### GIVEN TASK
Word for word, transcribe every line from the one holding "Reproduce this chart" through the end of the records, but not the pictures.

### RECORDS FOR THIS EXERCISE
■ ■ ■ ■ ■ ■ ■

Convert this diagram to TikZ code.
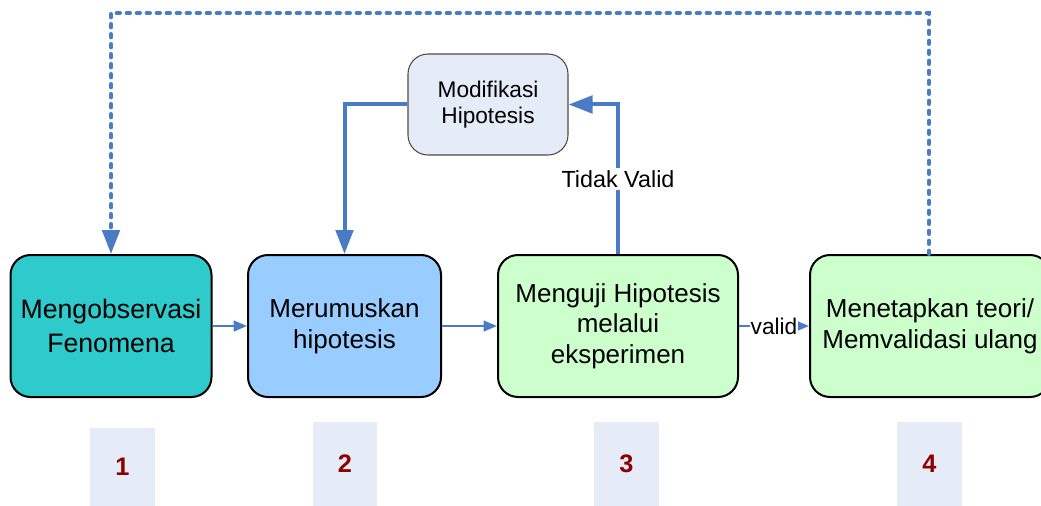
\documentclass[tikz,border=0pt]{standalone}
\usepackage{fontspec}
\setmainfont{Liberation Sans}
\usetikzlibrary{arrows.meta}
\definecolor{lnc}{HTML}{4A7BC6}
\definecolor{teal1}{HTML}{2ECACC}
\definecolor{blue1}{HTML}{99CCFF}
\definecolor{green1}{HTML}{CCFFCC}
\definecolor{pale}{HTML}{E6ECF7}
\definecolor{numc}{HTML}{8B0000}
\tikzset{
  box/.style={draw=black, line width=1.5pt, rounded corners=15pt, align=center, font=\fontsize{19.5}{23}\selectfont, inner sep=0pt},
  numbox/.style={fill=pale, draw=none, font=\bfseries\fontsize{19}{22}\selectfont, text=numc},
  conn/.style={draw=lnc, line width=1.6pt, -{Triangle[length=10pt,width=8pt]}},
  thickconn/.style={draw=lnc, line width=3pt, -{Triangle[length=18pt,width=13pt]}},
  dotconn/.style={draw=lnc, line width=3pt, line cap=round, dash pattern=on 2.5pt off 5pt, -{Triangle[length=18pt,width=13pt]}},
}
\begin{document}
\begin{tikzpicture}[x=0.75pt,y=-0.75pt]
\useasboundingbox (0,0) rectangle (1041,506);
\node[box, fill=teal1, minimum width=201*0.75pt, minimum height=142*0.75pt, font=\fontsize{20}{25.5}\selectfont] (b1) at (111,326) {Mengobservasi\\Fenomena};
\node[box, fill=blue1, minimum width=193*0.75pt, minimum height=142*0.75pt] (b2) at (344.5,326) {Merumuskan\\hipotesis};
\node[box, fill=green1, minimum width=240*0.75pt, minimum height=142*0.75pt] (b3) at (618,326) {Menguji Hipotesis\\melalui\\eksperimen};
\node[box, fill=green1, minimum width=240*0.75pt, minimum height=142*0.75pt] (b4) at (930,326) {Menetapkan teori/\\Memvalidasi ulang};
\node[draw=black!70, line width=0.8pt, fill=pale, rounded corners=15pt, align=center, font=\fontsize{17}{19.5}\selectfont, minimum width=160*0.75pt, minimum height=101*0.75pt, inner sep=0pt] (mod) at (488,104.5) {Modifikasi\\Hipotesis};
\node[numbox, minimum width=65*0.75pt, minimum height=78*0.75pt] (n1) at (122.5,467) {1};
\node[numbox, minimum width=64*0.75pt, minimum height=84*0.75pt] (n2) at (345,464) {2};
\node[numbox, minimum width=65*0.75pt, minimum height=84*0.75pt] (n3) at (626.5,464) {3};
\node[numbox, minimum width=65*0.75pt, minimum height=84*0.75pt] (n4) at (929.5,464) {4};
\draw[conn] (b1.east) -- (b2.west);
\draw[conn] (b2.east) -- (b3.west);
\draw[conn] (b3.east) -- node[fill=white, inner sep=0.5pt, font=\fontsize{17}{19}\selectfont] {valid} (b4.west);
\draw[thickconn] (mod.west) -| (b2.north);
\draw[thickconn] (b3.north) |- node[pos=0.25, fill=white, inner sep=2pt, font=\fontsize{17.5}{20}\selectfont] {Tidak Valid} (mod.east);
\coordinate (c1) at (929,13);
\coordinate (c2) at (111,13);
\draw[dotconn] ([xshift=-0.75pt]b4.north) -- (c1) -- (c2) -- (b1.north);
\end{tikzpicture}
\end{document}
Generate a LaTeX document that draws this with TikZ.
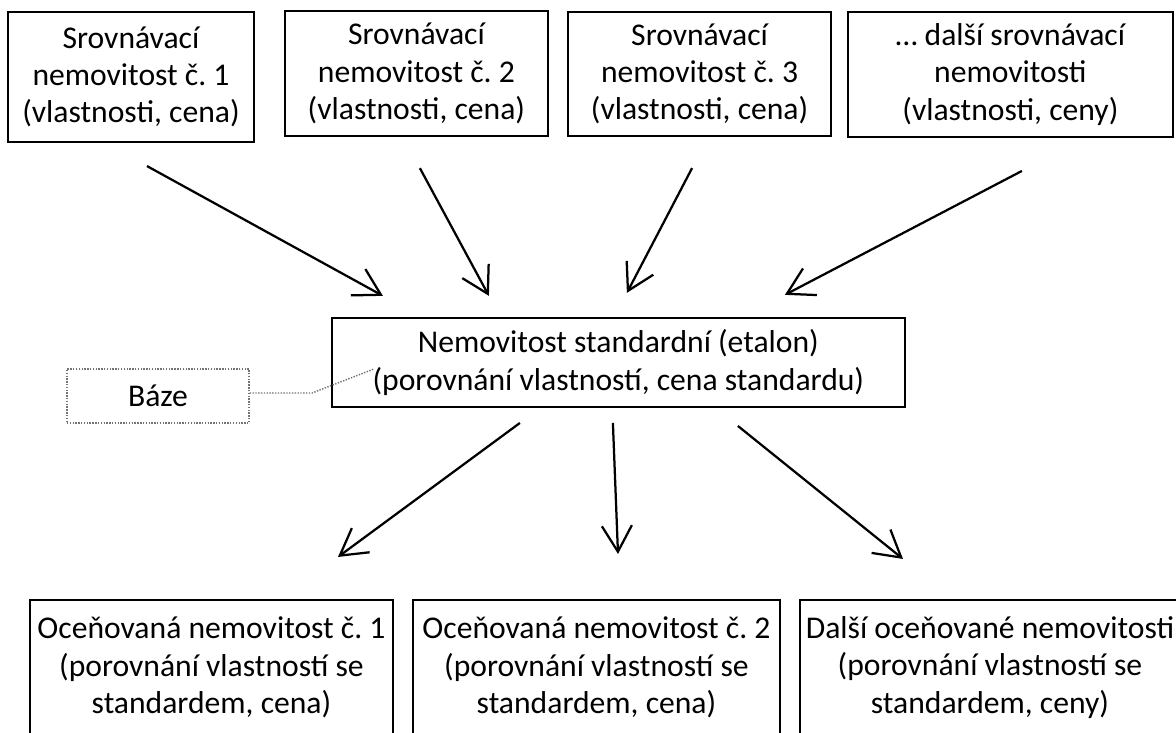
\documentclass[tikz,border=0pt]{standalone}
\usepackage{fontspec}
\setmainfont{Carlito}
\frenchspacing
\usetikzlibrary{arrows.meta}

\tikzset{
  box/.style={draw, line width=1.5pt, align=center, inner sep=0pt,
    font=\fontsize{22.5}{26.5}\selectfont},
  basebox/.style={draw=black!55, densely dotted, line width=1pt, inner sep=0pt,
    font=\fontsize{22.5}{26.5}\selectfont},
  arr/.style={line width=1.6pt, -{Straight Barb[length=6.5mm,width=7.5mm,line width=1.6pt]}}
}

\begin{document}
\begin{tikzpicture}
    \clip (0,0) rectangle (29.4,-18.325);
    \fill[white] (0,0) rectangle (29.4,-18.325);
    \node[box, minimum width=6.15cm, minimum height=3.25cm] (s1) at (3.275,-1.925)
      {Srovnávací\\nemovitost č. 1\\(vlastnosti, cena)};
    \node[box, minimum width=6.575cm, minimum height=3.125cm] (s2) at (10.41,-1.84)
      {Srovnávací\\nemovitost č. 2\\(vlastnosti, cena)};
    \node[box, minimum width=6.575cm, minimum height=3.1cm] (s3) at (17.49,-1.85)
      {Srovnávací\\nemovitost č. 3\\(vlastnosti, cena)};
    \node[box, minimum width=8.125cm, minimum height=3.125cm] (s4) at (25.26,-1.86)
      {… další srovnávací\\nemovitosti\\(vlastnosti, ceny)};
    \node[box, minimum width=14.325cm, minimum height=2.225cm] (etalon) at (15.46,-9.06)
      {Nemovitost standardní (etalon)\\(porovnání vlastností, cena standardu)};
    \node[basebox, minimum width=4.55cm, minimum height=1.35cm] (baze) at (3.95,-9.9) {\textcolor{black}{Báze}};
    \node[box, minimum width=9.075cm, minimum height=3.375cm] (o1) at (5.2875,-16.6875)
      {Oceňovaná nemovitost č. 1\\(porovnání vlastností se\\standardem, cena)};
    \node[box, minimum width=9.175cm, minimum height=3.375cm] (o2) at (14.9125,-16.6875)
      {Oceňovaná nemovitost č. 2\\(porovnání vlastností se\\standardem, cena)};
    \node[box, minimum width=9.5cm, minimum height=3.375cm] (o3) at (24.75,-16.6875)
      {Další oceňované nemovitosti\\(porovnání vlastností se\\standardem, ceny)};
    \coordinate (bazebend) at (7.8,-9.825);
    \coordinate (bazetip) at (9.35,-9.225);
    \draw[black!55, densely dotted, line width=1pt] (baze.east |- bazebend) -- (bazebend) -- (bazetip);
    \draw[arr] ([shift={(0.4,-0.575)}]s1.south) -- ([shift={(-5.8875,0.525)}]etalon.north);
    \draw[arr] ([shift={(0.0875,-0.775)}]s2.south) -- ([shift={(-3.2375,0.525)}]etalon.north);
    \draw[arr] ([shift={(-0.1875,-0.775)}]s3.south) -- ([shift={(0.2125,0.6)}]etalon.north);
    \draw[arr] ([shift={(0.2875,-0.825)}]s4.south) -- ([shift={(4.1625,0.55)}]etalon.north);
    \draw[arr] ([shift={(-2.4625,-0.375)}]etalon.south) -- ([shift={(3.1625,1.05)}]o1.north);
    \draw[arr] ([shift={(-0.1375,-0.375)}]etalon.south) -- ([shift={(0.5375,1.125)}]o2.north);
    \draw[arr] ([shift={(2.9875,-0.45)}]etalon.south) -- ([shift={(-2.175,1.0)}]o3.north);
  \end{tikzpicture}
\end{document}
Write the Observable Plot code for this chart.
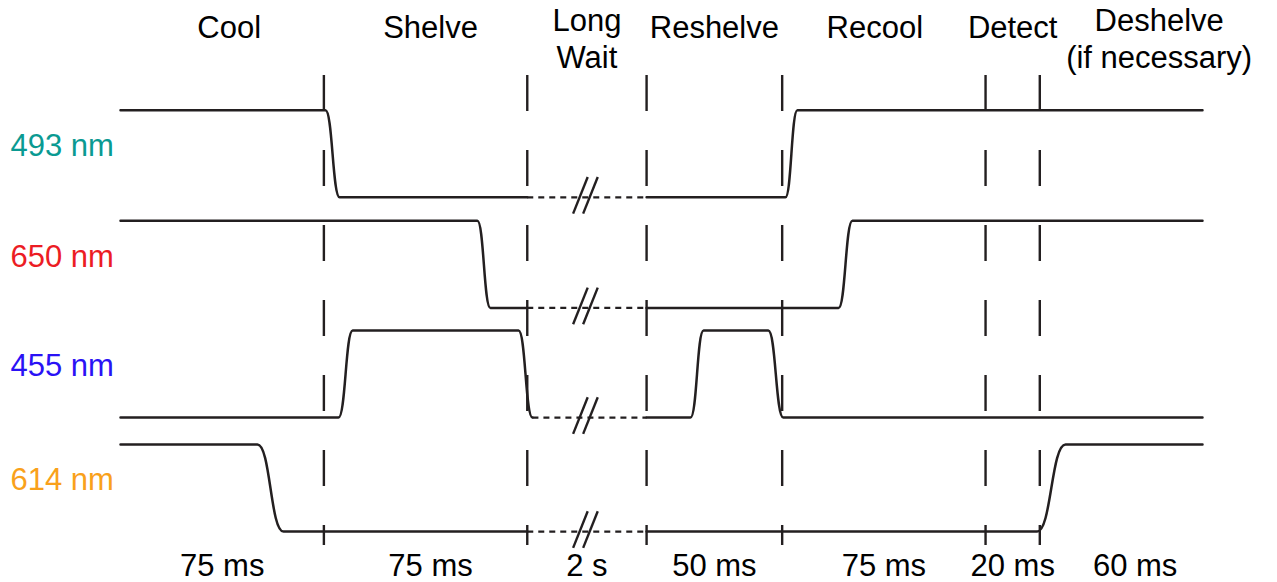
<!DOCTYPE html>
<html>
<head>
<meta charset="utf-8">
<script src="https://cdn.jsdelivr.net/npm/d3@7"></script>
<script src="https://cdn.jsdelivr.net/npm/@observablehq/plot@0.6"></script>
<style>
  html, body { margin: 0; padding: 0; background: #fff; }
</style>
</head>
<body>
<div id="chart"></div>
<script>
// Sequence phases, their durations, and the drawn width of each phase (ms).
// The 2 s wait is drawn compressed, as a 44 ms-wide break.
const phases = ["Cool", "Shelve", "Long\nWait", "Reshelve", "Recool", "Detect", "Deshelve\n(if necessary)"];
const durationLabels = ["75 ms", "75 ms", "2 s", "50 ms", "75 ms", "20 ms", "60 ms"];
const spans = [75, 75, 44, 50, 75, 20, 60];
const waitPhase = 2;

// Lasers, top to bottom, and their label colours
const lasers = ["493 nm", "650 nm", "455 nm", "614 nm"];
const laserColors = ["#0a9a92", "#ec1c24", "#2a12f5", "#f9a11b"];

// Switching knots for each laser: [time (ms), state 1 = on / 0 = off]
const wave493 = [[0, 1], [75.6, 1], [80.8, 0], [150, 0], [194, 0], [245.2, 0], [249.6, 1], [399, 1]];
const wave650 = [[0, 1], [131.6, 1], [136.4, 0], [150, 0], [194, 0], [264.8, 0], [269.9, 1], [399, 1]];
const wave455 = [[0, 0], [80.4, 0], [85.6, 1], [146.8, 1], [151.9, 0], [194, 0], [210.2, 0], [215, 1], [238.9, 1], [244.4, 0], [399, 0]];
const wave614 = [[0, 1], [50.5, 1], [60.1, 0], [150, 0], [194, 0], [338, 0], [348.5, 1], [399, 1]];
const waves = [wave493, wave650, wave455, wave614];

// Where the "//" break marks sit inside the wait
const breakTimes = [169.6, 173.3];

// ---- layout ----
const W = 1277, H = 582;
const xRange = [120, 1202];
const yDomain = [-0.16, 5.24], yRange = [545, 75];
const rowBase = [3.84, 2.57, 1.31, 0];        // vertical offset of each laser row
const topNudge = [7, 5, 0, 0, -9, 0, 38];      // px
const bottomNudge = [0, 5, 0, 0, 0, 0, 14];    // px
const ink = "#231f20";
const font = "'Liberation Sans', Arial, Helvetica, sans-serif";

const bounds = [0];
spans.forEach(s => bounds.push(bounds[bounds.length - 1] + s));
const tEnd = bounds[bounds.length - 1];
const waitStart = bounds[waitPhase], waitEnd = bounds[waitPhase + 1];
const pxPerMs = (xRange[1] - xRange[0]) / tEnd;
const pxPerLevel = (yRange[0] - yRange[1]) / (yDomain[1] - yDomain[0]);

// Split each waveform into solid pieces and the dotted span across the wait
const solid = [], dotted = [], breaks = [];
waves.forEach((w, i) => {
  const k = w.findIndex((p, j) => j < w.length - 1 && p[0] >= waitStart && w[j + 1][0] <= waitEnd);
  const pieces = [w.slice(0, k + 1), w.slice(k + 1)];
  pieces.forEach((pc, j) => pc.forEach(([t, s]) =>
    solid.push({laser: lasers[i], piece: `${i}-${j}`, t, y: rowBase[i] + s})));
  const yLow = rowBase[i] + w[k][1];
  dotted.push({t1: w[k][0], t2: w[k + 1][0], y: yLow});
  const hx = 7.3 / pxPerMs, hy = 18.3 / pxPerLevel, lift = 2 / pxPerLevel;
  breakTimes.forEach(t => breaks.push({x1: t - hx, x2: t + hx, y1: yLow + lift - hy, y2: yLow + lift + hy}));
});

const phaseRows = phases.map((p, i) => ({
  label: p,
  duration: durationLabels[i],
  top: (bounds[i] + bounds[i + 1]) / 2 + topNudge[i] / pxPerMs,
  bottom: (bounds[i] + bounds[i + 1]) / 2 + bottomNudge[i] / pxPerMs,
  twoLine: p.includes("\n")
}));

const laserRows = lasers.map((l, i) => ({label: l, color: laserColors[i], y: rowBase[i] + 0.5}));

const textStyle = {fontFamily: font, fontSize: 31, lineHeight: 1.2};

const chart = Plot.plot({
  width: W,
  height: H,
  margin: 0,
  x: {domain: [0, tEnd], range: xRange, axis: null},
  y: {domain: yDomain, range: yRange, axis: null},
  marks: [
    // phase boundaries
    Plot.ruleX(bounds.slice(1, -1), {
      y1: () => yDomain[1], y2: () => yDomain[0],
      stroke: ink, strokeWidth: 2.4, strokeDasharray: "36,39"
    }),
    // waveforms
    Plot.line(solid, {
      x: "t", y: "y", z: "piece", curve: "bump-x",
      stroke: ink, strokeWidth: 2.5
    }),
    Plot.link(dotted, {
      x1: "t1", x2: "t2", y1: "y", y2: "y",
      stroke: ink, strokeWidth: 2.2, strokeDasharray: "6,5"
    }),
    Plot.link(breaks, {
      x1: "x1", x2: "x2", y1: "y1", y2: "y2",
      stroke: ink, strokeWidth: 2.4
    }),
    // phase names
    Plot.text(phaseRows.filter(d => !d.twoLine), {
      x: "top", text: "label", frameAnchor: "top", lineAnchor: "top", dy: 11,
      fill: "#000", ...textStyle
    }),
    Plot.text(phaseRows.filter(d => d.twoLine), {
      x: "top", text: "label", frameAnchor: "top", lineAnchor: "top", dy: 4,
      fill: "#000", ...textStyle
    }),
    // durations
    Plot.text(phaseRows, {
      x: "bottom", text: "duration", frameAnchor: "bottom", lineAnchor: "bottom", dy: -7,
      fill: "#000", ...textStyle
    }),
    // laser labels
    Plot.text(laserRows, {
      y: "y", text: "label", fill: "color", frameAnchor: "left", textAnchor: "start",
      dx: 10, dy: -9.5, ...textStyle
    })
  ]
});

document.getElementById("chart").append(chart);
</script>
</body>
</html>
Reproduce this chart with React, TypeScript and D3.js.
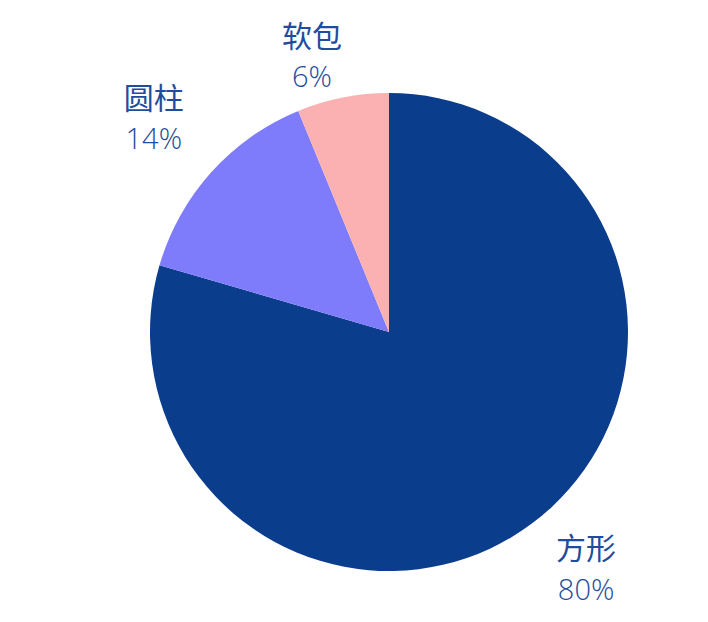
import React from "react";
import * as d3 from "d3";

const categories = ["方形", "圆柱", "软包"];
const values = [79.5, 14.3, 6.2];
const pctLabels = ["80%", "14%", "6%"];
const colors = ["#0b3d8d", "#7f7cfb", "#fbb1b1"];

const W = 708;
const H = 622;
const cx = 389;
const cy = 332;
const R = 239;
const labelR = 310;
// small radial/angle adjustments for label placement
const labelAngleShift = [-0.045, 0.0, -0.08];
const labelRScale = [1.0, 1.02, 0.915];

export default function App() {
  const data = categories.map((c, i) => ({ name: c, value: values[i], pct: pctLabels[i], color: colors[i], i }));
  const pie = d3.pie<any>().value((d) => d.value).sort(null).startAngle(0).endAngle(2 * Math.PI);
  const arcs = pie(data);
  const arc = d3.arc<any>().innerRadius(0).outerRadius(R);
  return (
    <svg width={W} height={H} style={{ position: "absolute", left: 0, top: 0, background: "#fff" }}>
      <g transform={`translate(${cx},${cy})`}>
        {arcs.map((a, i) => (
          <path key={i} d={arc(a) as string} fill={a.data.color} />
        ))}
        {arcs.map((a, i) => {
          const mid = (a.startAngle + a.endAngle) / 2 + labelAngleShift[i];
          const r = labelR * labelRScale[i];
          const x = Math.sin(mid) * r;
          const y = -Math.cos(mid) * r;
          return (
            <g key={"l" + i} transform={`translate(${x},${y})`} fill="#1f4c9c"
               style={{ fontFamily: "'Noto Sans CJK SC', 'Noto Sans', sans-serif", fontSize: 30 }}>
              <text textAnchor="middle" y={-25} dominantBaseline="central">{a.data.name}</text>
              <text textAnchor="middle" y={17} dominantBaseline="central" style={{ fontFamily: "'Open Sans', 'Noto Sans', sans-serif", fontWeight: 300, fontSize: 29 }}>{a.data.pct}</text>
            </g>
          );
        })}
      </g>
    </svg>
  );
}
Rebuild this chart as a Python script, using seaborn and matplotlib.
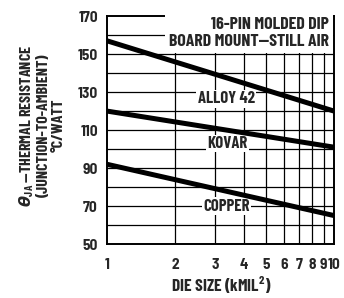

■ ■ ■ ■ ■ ■ ■

### ANSWER TO THIS EXERCISE
Reproduce this chart with React, TypeScript and D3.js.
import React from "react";
import * as d3 from "d3";

const categories = ["方形", "圆柱", "软包"];
const values = [79.5, 14.3, 6.2];
const pctLabels = ["80%", "14%", "6%"];
const colors = ["#0b3d8d", "#7f7cfb", "#fbb1b1"];

const W = 708;
const H = 622;
const cx = 389;
const cy = 332;
const R = 239;
const labelR = 310;
// small radial/angle adjustments for label placement
const labelAngleShift = [-0.045, 0.0, -0.08];
const labelRScale = [1.0, 1.02, 0.915];

export default function App() {
  const data = categories.map((c, i) => ({ name: c, value: values[i], pct: pctLabels[i], color: colors[i], i }));
  const pie = d3.pie<any>().value((d) => d.value).sort(null).startAngle(0).endAngle(2 * Math.PI);
  const arcs = pie(data);
  const arc = d3.arc<any>().innerRadius(0).outerRadius(R);
  return (
    <svg width={W} height={H} style={{ position: "absolute", left: 0, top: 0, background: "#fff" }}>
      <g transform={`translate(${cx},${cy})`}>
        {arcs.map((a, i) => (
          <path key={i} d={arc(a) as string} fill={a.data.color} />
        ))}
        {arcs.map((a, i) => {
          const mid = (a.startAngle + a.endAngle) / 2 + labelAngleShift[i];
          const r = labelR * labelRScale[i];
          const x = Math.sin(mid) * r;
          const y = -Math.cos(mid) * r;
          return (
            <g key={"l" + i} transform={`translate(${x},${y})`} fill="#1f4c9c"
               style={{ fontFamily: "'Noto Sans CJK SC', 'Noto Sans', sans-serif", fontSize: 30 }}>
              <text textAnchor="middle" y={-25} dominantBaseline="central">{a.data.name}</text>
              <text textAnchor="middle" y={17} dominantBaseline="central" style={{ fontFamily: "'Open Sans', 'Noto Sans', sans-serif", fontWeight: 300, fontSize: 29 }}>{a.data.pct}</text>
            </g>
          );
        })}
      </g>
    </svg>
  );
}
Rebuild this chart as a Python script, using seaborn and matplotlib.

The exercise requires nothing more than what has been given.